**Record excerpts:**
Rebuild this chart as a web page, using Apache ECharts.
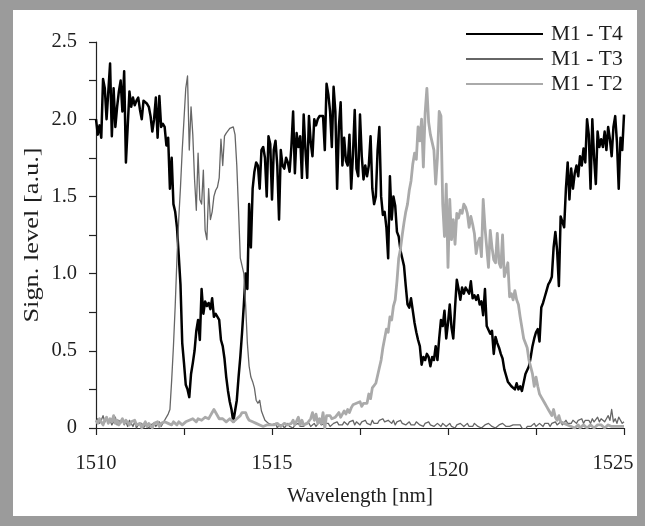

--

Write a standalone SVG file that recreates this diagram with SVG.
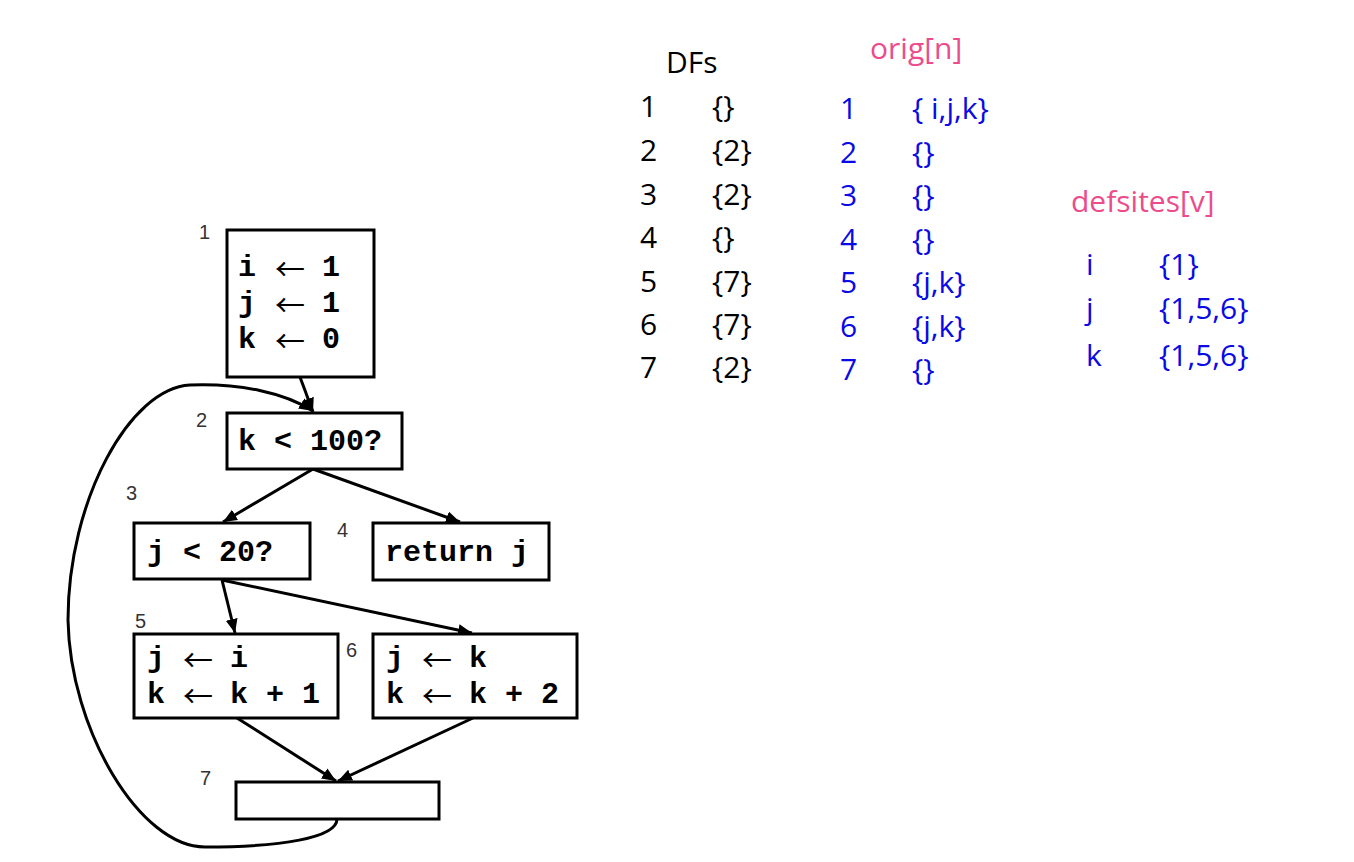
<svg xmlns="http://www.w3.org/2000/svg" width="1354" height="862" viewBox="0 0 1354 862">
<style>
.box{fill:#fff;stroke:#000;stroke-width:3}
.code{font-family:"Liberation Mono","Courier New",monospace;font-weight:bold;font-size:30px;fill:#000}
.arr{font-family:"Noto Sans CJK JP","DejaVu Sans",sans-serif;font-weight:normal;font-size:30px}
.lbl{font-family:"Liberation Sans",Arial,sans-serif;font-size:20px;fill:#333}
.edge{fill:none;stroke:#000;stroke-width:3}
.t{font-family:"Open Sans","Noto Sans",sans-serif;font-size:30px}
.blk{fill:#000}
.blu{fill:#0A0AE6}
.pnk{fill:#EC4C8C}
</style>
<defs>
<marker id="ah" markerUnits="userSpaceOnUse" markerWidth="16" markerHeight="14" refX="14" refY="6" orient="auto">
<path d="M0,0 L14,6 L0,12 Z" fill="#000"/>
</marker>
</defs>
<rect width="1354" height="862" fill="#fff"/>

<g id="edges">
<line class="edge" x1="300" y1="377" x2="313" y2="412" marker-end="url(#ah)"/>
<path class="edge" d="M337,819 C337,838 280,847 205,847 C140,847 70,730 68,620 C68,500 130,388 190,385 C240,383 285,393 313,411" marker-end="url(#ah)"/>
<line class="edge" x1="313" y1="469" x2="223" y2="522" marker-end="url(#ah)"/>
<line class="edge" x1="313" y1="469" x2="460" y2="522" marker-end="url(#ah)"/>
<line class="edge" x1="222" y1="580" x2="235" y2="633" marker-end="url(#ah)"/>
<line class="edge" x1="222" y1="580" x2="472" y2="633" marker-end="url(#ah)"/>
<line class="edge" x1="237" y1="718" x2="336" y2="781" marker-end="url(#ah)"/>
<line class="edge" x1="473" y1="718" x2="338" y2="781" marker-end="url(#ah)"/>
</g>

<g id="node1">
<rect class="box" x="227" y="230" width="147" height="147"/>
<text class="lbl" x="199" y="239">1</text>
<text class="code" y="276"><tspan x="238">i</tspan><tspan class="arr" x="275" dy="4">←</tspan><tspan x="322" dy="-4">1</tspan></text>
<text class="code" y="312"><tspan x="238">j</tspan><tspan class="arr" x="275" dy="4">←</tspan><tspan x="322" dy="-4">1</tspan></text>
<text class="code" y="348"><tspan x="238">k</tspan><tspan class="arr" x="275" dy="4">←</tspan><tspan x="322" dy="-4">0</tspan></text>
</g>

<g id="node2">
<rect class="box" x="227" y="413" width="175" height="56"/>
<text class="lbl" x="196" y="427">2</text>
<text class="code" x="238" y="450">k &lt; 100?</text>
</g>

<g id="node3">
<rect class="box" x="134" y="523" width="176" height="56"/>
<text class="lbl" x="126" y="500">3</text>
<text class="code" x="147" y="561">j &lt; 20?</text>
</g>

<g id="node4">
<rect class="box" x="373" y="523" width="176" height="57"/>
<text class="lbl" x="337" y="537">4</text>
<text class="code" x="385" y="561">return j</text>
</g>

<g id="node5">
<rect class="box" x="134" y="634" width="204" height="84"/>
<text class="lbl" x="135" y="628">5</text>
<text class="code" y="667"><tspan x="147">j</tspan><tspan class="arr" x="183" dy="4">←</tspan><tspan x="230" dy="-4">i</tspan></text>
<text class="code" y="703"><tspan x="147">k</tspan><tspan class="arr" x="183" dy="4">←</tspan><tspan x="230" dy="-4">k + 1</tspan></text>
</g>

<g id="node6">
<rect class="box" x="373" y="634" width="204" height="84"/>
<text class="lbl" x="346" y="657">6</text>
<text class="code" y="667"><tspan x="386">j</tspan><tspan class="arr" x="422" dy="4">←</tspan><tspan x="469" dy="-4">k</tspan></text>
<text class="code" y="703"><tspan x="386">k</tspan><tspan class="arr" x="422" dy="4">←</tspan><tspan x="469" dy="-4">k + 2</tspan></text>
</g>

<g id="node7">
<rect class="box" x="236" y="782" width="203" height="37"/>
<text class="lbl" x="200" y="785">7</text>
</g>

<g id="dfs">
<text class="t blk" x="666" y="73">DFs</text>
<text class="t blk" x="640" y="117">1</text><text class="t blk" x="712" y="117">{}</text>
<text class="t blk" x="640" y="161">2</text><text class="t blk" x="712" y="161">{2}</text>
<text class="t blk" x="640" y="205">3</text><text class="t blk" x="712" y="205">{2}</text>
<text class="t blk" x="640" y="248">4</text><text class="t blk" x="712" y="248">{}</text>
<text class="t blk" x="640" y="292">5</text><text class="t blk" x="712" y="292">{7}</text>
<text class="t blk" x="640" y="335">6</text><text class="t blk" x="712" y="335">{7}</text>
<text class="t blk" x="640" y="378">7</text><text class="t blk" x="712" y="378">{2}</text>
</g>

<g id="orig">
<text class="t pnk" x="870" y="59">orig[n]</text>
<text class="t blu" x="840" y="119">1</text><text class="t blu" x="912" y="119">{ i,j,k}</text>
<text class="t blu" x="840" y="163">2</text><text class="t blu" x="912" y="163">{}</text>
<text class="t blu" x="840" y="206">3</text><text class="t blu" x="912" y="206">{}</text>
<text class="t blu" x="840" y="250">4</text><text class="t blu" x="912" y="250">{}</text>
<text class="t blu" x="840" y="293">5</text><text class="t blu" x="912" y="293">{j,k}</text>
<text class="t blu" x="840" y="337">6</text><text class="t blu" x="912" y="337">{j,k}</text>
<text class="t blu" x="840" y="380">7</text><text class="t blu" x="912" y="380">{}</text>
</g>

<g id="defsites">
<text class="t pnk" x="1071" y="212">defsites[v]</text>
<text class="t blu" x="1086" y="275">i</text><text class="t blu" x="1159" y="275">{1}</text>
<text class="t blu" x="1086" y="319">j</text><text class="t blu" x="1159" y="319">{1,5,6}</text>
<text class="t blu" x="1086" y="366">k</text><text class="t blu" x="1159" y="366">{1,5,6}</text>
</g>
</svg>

--

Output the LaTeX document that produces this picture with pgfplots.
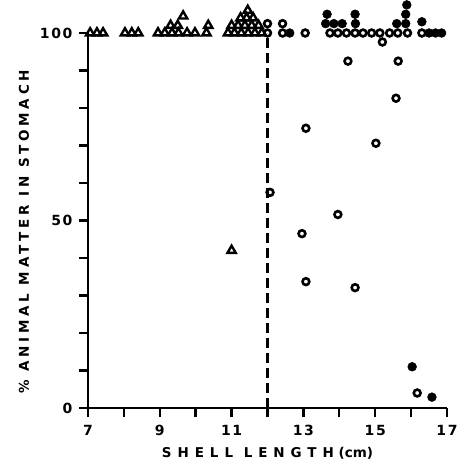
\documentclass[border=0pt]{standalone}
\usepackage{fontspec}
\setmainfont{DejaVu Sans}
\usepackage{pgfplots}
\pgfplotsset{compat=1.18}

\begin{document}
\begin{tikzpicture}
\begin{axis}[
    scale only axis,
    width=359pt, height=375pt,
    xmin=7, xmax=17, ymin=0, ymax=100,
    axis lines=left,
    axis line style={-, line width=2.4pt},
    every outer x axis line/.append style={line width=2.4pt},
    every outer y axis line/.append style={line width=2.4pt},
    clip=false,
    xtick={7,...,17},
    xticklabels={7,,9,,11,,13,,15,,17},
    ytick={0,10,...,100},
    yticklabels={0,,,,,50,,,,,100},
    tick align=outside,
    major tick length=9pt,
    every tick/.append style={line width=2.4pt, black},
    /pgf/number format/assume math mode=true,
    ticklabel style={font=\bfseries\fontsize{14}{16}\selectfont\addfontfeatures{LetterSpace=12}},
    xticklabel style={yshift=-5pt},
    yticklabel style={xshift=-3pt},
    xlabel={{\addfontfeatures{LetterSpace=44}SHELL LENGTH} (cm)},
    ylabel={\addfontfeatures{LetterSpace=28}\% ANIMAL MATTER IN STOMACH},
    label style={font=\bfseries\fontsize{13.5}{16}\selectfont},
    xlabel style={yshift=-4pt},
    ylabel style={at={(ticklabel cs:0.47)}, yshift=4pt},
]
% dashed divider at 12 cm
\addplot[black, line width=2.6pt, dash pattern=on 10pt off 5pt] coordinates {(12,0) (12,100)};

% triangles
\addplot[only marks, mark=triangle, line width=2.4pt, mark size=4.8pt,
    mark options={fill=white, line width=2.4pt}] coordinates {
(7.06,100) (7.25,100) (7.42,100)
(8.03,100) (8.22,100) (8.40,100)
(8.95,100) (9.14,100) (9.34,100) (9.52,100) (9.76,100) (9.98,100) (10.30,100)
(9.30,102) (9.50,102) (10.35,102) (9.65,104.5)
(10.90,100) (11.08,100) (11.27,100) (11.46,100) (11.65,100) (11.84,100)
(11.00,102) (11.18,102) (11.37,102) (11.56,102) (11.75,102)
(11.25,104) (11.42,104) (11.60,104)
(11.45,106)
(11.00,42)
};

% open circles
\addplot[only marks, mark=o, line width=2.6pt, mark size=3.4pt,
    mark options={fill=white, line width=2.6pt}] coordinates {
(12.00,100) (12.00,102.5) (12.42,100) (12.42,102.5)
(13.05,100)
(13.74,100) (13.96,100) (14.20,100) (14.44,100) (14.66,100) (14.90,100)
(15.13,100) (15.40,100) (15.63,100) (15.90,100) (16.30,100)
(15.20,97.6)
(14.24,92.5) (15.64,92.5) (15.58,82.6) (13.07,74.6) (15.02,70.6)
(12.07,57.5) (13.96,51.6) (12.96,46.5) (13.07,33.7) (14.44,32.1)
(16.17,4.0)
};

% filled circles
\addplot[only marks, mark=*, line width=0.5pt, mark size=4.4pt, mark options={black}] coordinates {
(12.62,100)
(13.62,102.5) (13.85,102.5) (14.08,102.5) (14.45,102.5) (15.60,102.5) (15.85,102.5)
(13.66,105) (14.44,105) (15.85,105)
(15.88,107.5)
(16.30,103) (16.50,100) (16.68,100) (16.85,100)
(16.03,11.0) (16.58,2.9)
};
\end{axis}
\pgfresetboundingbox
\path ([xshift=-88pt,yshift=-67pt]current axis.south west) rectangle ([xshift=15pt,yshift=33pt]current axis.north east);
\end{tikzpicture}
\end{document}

**Exercise requirements:**
Locate all lines in the listing above with the word "that". Copy them.

**Written answer:**
Write a standalone SVG file that recreates this diagram with SVG.
Output the LaTeX document that produces this picture with pgfplots.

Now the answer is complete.